I was taken aback. How exactly are we defining high functioning? And what constitutes the diagnostic criteria: "clear evidence of clinically significant impairment in social, academic, or occupational functioning?" Are we putting too much trust in the pharmaceutical companies who are marketing their products aggressively to an uninformed public? Has the medical community cast its net too wide with its diagnostic criteria for ADHD? Are doctors too eager to prescribe the meds and insurance companies too eager to reimburse for this diagnosis? Or are we creating more diagnoses by simply demanding more of our children and ourselves?

In my line of work I get to work with many students who have received an ADHD diagnosis. Though the DSM IV TR (Diagnostic and Statistical Manual of Mental Disorders; fourth edition, text-revisited) notes the prevalence of Attention-Deficit/Hyperactivity Disorder at 3-7% of school-age children, of the students I've worked with since 2001, I'd estimate 20% of my students have come to me with an ADHD diagnosis. One of my tutors mentioned that every student she has worked with this year has been diagnosed with ADHD. Some of my students resist the ADHD label and want no accommodations for their “disorder” while others heartily identify with it. I remember as a camp counselor and unit-head, hearing my campers competing with each other, comparing their dosages of Adderall, Concerta and Ritalin.

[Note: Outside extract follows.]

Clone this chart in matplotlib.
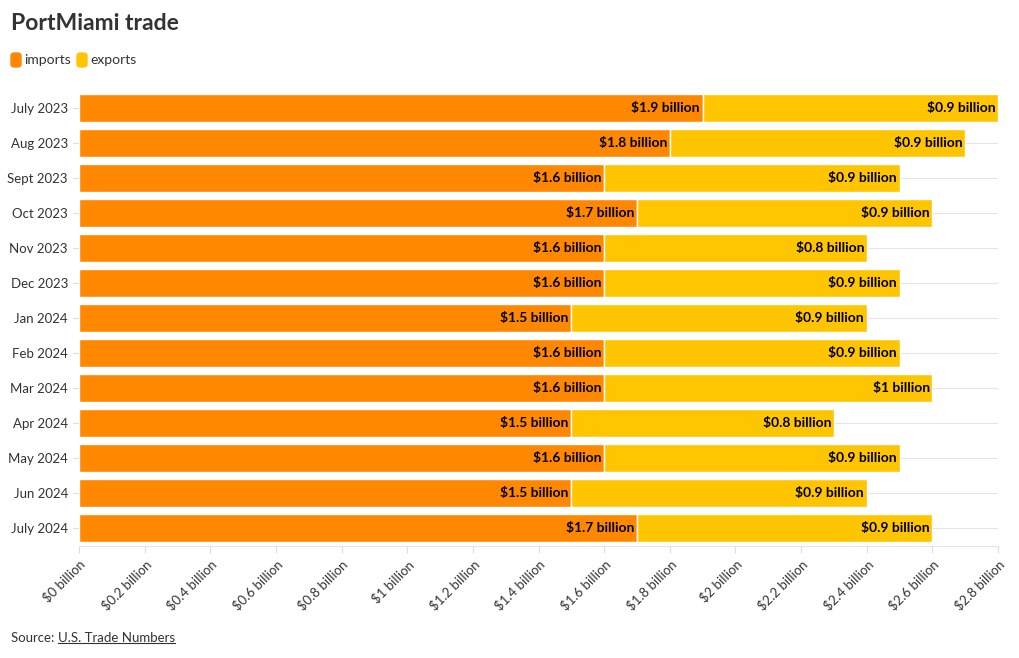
import matplotlib.pyplot as plt
from matplotlib.patches import FancyBboxPatch

months = ["July 2023", "Aug 2023", "Sept 2023", "Oct 2023", "Nov 2023", "Dec 2023",
          "Jan 2024", "Feb 2024", "Mar 2024", "Apr 2024", "May 2024", "Jun 2024", "July 2024"]
imports = [1.9, 1.8, 1.6, 1.7, 1.6, 1.6, 1.5, 1.6, 1.6, 1.5, 1.6, 1.5, 1.7]
exports = [0.9, 0.9, 0.9, 0.9, 0.8, 0.9, 0.9, 0.9, 1.0, 0.8, 0.9, 0.9, 0.9]
xticks = [0, 0.2, 0.4, 0.6, 0.8, 1.0, 1.2, 1.4, 1.6, 1.8, 2.0, 2.2, 2.4, 2.6, 2.8]

C_IMP = "#ff8800"
C_EXP = "#ffc500"
TXT = "#333333"

plt.rcParams["font.family"] = ["Lato", "DejaVu Sans"]

fig = plt.figure(figsize=(10.2, 6.58), dpi=100)
ax = fig.add_axes([79 / 1020, 1 - 545.5 / 658, 919 / 1020, 455 / 658])

y = list(range(len(months)))
ax.barh(y, imports, height=0.8, color=C_IMP, edgecolor="white", linewidth=1, zorder=3)
ax.barh(y, exports, left=imports, height=0.8, color=C_EXP, edgecolor="white", linewidth=1, zorder=3)

def fmt(v):
    s = f"{v:.1f}".rstrip("0").rstrip(".")
    return f"${s} billion"

for i in y:
    ax.text(imports[i] - 0.008, i, fmt(imports[i]), ha="right", va="center",
            fontsize=10, fontweight="bold", color="black", zorder=4)
    ax.text(imports[i] + exports[i] - 0.008, i, fmt(exports[i]), ha="right", va="center",
            fontsize=10, fontweight="bold", color="black", zorder=4)

ax.set_ylim(len(months) - 0.5, -0.5)
ax.set_xlim(0, 2.8)
ax.set_yticks(y)
ax.set_yticklabels(months, fontsize=9.5, color=TXT)
ax.set_xticks(xticks)
ax.set_xticklabels([fmt(v) for v in xticks],
                   rotation=45, ha="right", rotation_mode="anchor", fontsize=9.5, color=TXT)
ax.tick_params(axis="y", length=4, color="#dddddd", pad=4)
ax.tick_params(axis="x", length=5, color="#dddddd", pad=4)
ax.grid(axis="y", color="#e6e6e6", linewidth=0.8, zorder=0)
for s in ["top", "right", "left"]:
    ax.spines[s].set_visible(False)
ax.spines["bottom"].set_color("#e6e6e6")

fig.text(11 / 1020, 1 - 24 / 658, "PortMiami trade", fontsize=16.5, fontweight="bold",
         color=TXT, va="center", ha="left")

# legend
for x0, col, lab in [(11, C_IMP, "imports"), (77, C_EXP, "exports")]:
    fig.patches.append(FancyBboxPatch((x0 / 1020, 1 - 67 / 658), 10 / 1020, 14 / 658,
                                      boxstyle="round,pad=0,rounding_size=0.004",
                                      transform=fig.transFigure, color=col))
    fig.text((x0 + 13) / 1020, 1 - 60 / 658, lab, fontsize=10, color=TXT, va="center", ha="left")

src = fig.text(11 / 1020, 1 - 638 / 658, "Source: ", fontsize=9.5, color=TXT, va="center", ha="left")
fig.canvas.draw()
bb = src.get_window_extent()
link = fig.text(bb.x1 / 1020, 1 - 638 / 658, "U.S. Trade Numbers", fontsize=9.5, color=TXT,
                va="center", ha="left")
fig.canvas.draw()
b2 = link.get_window_extent()
fig.lines.append(plt.Line2D([b2.x0 / 1020, b2.x1 / 1020], [(b2.y0 + 1) / 658] * 2,
                            transform=fig.transFigure, color=TXT, linewidth=0.8))

fig.savefig("out.png", dpi=100)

Who’s the king of the ADHD? Who wants the title?

The Wrap-up

However we conceptualize attention deficits, and no matter our political stance towards the increasing diagnosis of ADHD, as educators, we must find ways to serve all of our students—male and female, attentionally endowed and attentionally challenged—and help them improve their own academic outcomes.

For those students who are struggling with attentional issues (and for some students this is very real, and can even be debilitating) we must help them find strategies to self-regulate their focus and attention. If we explain to children how their brain systems function—how their attention, memory, and motivation systems actually operate—I feel like we can set these students up with information that will help them help themselves. And as educators, let’s work to stimulate as much dopamine as possible in the classroom through engaging lesson plans, intrinsically motivating tasks, more choice, more challenge, more predictions and more stimulation for our students. Now that we know more about how the brain works, let’s use that information to better serve our students and help them become better learners.